# [Problem to work on]
Using the entries that follow, count the lines containing the word "seaborn" and give that number by itself.

A run of records

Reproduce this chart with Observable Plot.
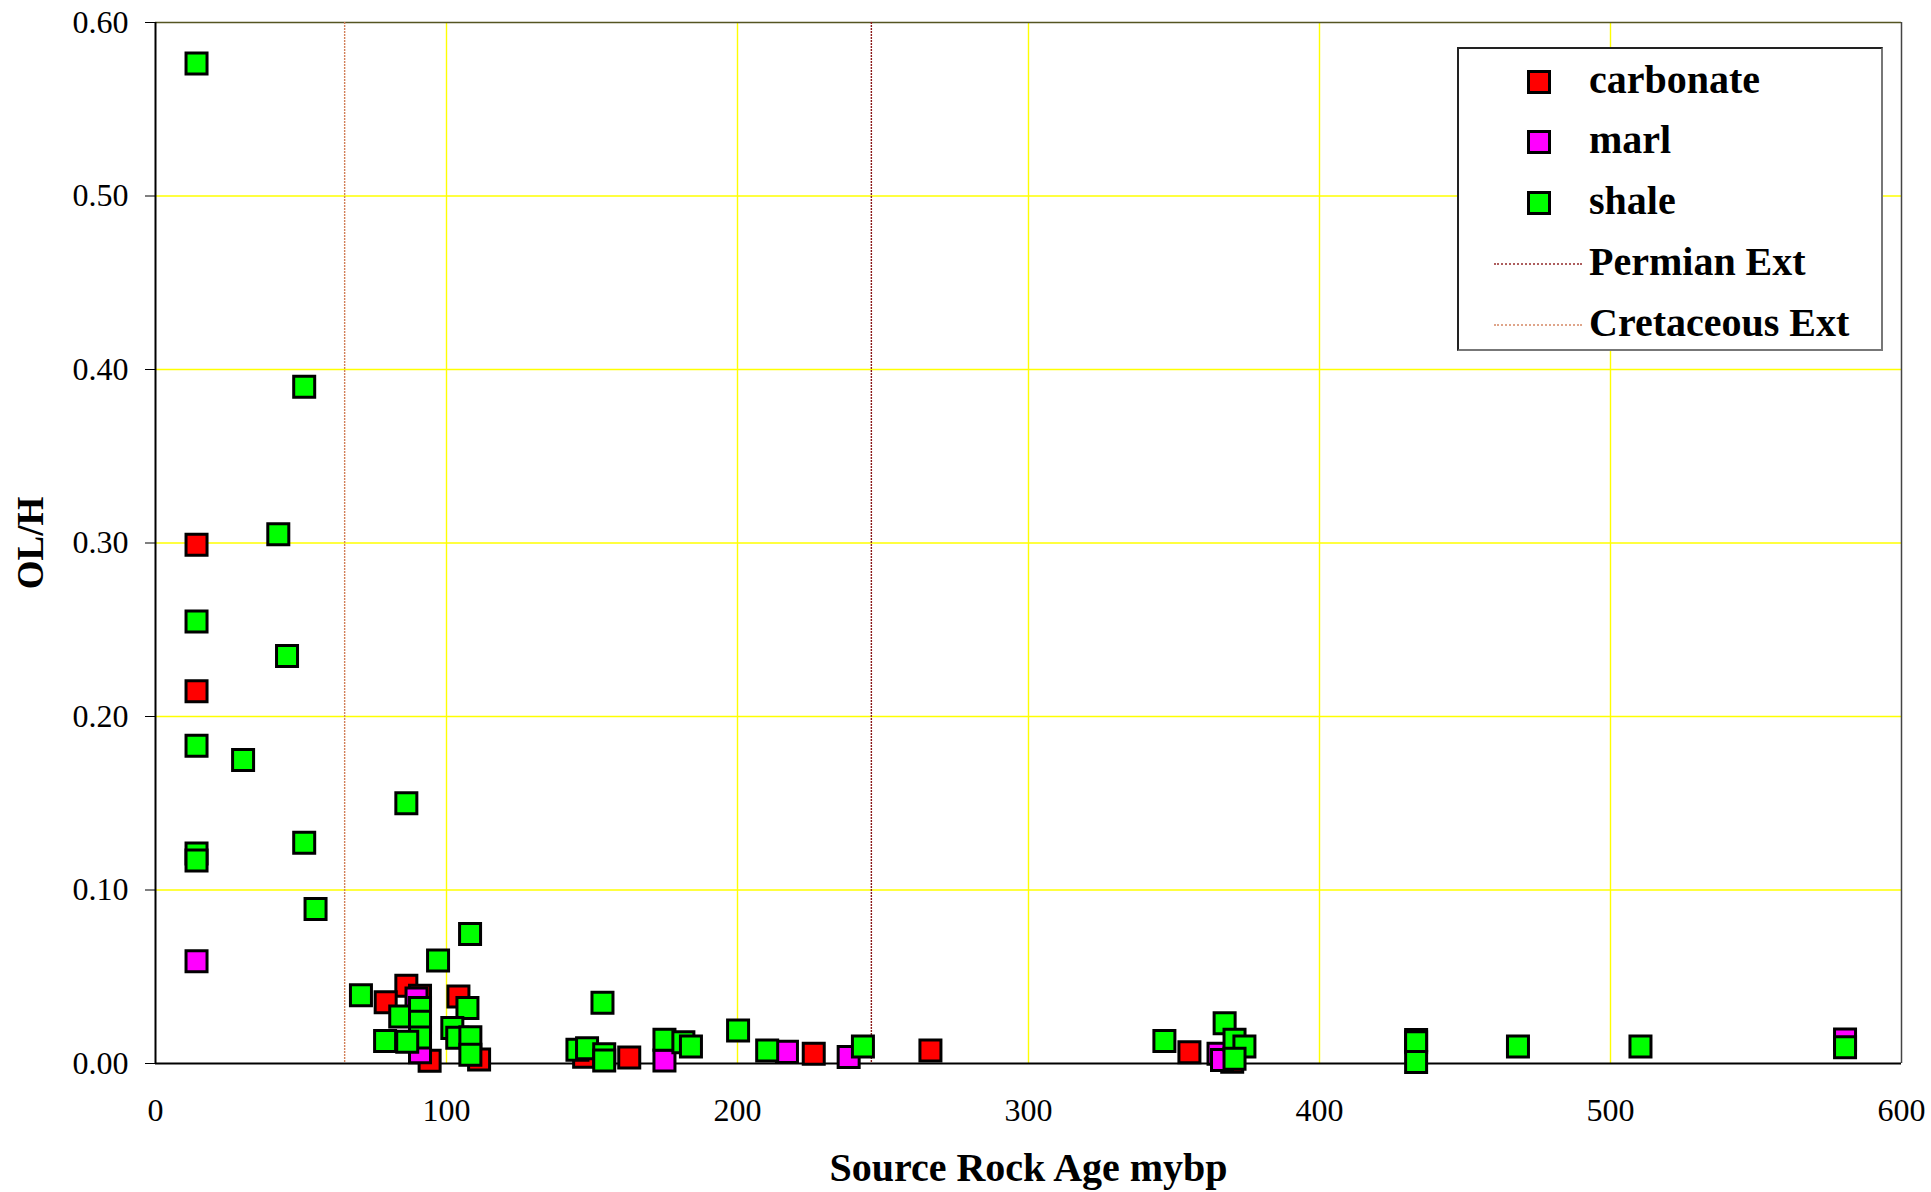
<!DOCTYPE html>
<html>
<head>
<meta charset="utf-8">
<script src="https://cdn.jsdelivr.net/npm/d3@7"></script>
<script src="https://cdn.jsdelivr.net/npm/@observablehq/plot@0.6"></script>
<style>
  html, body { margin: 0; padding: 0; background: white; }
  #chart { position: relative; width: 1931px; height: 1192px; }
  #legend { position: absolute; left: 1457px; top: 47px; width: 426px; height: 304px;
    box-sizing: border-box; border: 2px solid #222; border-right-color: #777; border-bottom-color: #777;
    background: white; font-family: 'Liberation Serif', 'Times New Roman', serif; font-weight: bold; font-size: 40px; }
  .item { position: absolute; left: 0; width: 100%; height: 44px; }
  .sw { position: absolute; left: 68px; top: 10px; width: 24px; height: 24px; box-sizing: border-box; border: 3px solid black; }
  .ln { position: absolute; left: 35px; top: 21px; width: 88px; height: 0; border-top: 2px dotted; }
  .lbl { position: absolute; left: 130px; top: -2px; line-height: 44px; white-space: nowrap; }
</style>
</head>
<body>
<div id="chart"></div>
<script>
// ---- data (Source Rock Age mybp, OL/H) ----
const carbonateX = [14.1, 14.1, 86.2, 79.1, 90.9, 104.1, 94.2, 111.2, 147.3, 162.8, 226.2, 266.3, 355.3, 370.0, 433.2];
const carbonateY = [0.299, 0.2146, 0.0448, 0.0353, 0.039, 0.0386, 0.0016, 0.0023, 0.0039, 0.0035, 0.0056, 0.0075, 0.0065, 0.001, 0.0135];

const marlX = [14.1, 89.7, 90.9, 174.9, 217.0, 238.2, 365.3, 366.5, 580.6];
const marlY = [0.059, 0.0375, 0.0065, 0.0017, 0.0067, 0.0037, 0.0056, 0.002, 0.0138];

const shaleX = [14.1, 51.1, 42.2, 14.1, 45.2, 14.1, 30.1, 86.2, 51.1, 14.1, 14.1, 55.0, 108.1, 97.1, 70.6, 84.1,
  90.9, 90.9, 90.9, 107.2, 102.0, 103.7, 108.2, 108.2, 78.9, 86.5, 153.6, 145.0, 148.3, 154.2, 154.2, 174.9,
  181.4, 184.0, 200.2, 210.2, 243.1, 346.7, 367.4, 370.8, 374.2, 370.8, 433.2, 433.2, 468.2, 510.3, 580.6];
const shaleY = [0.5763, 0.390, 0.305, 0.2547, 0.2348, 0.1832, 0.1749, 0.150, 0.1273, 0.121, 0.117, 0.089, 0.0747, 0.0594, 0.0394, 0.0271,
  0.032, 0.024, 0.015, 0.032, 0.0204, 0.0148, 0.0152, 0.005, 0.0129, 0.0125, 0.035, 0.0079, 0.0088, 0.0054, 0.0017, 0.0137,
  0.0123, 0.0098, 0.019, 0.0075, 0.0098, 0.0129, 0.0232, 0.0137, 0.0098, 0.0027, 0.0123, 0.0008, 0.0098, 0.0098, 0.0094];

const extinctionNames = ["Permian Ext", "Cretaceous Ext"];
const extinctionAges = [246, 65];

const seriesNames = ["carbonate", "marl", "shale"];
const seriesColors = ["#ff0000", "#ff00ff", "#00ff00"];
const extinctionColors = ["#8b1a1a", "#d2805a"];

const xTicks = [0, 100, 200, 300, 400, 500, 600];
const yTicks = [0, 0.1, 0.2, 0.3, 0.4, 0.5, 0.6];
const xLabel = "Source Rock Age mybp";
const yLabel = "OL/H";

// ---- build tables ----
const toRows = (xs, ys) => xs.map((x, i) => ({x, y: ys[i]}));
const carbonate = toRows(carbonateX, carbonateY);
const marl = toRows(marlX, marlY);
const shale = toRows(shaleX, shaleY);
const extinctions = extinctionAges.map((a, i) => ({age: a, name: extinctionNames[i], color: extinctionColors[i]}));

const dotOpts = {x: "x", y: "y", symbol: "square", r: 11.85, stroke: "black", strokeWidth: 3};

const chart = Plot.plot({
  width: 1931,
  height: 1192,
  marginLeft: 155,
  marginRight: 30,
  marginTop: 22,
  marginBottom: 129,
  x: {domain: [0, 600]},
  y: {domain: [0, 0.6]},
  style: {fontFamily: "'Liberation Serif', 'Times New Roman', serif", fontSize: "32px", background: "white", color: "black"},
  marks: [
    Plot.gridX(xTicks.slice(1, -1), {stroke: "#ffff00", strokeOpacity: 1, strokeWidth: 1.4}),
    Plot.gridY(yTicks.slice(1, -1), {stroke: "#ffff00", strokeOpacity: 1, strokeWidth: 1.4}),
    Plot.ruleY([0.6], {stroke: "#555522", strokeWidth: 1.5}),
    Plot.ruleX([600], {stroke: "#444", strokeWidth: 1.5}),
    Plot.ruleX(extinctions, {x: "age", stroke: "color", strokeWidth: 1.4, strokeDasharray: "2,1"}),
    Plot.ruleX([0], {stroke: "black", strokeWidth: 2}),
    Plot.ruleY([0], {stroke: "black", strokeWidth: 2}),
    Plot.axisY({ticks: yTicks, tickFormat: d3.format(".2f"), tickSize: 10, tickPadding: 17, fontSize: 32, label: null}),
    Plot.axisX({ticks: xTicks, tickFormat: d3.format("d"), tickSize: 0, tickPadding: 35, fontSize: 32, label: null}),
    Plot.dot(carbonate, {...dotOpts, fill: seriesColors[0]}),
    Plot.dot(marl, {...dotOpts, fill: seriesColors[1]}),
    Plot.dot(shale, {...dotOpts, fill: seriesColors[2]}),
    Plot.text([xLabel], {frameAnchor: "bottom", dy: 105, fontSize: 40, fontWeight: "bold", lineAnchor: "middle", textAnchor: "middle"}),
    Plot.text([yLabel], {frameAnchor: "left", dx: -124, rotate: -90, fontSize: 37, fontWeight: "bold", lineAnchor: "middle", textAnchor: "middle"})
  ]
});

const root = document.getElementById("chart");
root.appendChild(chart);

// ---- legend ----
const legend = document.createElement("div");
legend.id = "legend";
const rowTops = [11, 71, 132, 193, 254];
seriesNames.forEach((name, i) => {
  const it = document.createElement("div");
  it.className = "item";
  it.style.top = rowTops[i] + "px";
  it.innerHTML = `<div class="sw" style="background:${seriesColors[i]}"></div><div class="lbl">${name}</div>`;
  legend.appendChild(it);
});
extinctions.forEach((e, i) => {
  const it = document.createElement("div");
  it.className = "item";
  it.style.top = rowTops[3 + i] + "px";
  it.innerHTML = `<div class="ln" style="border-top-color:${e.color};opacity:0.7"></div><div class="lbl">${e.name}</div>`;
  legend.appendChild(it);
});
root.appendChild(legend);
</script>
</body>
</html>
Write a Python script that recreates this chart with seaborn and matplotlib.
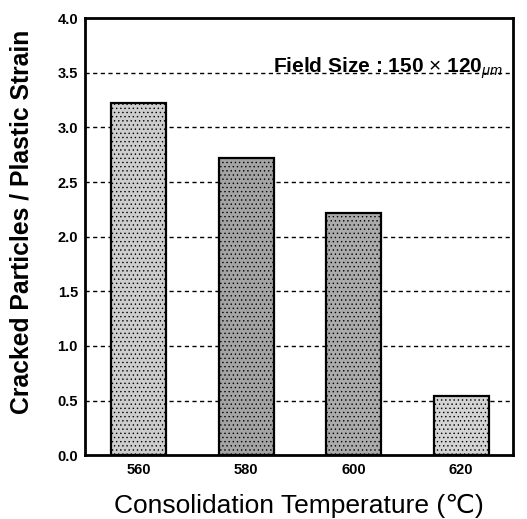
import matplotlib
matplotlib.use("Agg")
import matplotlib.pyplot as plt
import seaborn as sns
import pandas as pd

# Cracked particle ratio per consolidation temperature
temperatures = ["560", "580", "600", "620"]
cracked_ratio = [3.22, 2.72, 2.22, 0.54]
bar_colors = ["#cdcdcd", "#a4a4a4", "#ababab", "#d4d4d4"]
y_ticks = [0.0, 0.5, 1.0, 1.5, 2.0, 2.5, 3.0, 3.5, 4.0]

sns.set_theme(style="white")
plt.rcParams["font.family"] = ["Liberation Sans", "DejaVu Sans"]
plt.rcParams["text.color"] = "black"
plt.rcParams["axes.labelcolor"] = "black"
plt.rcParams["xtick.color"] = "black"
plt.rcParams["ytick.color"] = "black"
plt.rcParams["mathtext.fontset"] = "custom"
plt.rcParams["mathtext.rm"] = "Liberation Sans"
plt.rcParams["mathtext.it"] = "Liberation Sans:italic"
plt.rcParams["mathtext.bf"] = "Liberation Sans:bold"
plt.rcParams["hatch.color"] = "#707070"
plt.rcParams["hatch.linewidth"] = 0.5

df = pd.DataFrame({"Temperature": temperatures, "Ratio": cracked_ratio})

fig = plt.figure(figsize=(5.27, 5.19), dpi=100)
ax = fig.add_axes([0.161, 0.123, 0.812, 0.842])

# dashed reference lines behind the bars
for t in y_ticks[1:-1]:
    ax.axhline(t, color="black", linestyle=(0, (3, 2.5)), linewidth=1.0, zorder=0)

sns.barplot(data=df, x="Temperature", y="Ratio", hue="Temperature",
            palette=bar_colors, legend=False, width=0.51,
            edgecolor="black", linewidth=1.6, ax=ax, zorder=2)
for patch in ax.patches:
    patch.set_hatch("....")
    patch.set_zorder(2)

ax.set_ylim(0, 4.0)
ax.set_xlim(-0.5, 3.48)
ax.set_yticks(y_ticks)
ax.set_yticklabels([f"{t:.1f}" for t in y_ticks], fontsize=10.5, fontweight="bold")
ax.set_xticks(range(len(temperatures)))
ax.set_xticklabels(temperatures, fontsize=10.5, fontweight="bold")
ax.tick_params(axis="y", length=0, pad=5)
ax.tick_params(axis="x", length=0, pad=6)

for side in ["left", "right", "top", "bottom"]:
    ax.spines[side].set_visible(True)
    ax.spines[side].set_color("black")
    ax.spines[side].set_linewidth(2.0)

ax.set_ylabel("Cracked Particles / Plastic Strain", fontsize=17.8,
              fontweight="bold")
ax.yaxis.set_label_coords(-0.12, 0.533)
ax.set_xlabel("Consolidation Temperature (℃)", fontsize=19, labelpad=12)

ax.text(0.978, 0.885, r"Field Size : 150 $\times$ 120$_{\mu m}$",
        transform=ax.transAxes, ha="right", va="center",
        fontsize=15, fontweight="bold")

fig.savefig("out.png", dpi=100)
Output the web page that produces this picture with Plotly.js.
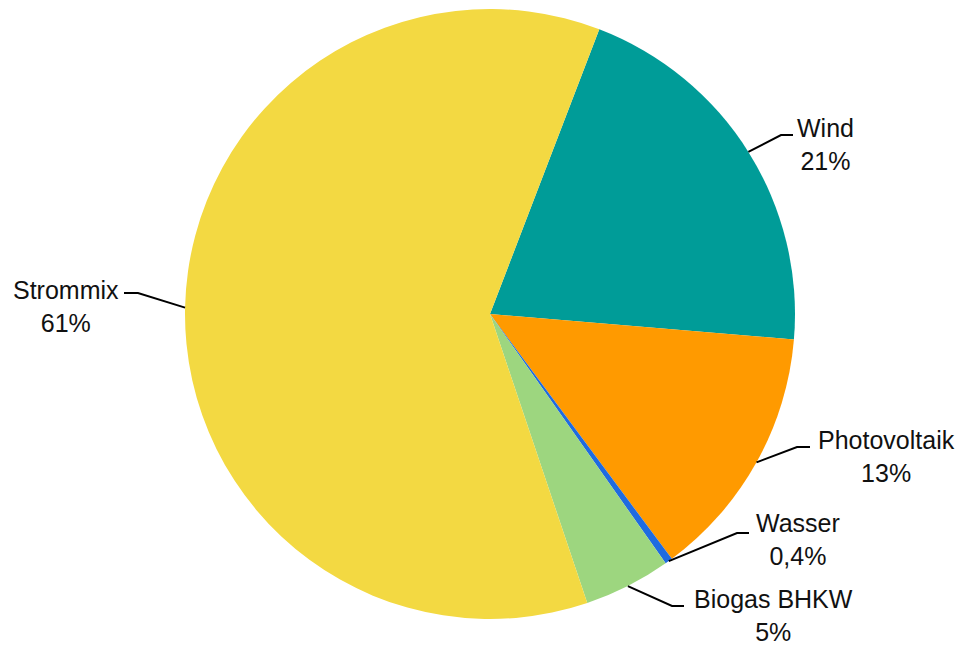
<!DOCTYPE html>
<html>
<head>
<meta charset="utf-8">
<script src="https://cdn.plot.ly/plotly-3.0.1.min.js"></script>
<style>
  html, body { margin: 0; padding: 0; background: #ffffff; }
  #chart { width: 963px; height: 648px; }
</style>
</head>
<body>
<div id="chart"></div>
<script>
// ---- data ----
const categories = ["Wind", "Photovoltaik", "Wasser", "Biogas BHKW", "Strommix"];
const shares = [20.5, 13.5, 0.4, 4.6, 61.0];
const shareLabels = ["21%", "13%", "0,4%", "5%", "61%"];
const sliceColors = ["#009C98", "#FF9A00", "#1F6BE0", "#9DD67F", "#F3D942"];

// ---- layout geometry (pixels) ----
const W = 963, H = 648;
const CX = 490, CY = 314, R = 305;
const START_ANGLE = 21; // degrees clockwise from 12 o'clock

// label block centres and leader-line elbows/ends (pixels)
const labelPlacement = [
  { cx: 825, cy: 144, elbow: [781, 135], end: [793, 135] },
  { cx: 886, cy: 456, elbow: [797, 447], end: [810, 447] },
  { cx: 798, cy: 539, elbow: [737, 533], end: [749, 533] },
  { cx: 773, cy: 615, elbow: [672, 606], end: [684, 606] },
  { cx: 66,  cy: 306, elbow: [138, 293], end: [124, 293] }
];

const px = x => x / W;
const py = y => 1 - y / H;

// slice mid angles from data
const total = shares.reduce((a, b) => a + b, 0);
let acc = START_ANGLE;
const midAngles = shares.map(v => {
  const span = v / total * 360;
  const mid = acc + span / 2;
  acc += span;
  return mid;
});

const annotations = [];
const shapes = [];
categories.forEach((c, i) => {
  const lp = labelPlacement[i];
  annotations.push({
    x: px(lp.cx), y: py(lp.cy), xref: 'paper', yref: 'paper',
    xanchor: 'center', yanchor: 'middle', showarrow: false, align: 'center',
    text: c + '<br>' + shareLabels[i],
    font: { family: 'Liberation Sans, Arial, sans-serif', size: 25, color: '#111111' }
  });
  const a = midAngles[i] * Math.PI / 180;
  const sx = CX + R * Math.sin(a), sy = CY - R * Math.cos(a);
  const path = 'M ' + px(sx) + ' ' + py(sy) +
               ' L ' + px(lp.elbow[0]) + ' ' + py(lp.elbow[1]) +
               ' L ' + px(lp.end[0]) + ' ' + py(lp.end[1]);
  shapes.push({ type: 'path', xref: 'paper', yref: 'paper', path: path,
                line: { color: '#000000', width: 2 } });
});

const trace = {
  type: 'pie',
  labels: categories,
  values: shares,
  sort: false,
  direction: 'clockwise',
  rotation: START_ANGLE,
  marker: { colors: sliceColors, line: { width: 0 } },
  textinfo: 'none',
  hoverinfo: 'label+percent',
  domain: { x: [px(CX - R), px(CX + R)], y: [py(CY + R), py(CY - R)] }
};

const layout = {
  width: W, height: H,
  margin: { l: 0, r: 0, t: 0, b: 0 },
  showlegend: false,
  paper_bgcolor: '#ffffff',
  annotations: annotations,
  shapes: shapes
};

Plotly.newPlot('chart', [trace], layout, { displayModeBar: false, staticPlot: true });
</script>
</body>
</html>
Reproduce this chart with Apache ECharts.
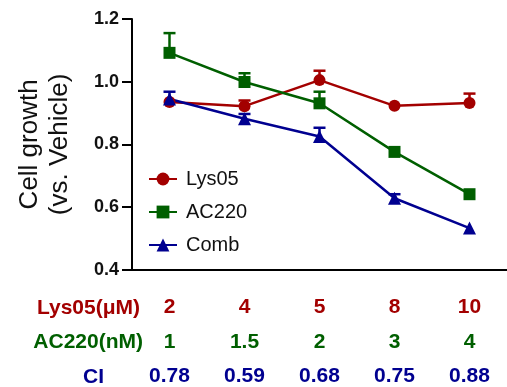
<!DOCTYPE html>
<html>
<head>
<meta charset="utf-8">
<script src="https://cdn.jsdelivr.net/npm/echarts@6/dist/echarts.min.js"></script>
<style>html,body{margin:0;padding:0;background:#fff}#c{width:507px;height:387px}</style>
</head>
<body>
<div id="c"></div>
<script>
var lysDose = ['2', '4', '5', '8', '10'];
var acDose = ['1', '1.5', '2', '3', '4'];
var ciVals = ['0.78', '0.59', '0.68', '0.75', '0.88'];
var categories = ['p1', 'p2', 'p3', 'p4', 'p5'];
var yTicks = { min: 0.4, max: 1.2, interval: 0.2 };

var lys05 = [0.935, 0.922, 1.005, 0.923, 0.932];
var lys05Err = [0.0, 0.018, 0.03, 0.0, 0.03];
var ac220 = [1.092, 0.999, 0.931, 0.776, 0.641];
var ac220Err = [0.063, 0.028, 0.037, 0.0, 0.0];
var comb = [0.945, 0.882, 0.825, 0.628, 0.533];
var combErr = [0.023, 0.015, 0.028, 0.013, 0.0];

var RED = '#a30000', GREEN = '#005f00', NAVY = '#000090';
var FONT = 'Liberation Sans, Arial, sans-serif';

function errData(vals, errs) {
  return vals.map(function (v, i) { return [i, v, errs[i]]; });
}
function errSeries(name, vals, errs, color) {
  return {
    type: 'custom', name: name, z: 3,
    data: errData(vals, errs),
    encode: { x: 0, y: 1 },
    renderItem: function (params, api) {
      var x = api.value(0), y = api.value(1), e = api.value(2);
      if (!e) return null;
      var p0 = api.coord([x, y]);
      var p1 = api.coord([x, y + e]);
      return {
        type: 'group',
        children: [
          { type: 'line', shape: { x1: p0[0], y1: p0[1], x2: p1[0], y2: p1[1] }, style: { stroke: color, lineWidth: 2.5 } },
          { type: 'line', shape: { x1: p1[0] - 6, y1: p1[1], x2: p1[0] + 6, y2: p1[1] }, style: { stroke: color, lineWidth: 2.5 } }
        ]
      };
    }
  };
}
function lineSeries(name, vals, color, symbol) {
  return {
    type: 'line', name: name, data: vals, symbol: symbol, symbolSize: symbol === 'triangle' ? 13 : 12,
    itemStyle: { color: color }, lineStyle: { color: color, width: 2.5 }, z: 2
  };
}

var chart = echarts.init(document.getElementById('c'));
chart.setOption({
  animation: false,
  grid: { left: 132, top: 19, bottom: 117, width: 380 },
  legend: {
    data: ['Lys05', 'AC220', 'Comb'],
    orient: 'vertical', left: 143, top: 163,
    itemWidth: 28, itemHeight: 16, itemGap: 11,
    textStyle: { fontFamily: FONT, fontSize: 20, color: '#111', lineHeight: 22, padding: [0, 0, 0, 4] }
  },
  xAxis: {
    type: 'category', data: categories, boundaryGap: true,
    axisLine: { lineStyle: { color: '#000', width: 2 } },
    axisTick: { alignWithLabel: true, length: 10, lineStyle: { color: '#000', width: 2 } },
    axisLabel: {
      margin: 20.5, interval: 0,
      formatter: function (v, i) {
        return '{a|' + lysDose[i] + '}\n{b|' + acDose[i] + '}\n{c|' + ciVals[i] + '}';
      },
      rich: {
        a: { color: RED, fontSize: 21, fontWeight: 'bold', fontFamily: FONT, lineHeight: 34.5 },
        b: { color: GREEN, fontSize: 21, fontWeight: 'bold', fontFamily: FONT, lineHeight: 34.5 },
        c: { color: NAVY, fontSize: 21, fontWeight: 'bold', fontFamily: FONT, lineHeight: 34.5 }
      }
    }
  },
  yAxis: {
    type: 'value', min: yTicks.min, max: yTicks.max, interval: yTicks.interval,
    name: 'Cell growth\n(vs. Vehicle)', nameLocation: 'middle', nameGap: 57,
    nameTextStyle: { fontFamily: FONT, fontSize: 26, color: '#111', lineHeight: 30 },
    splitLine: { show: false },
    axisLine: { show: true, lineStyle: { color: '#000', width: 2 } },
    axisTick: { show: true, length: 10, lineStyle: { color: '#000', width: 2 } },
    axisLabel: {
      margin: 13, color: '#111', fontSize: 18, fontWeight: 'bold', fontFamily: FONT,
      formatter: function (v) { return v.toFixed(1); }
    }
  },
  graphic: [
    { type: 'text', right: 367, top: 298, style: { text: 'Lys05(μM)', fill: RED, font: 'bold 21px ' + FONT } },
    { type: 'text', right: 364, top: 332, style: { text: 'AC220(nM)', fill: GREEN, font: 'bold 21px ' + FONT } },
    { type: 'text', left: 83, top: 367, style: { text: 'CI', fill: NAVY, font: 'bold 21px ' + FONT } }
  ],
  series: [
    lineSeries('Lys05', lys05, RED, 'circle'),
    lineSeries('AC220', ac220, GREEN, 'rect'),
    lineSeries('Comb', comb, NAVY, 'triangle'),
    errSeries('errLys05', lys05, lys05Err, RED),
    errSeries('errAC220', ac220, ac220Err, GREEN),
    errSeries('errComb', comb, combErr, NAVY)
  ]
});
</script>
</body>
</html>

# [Exercise output]
2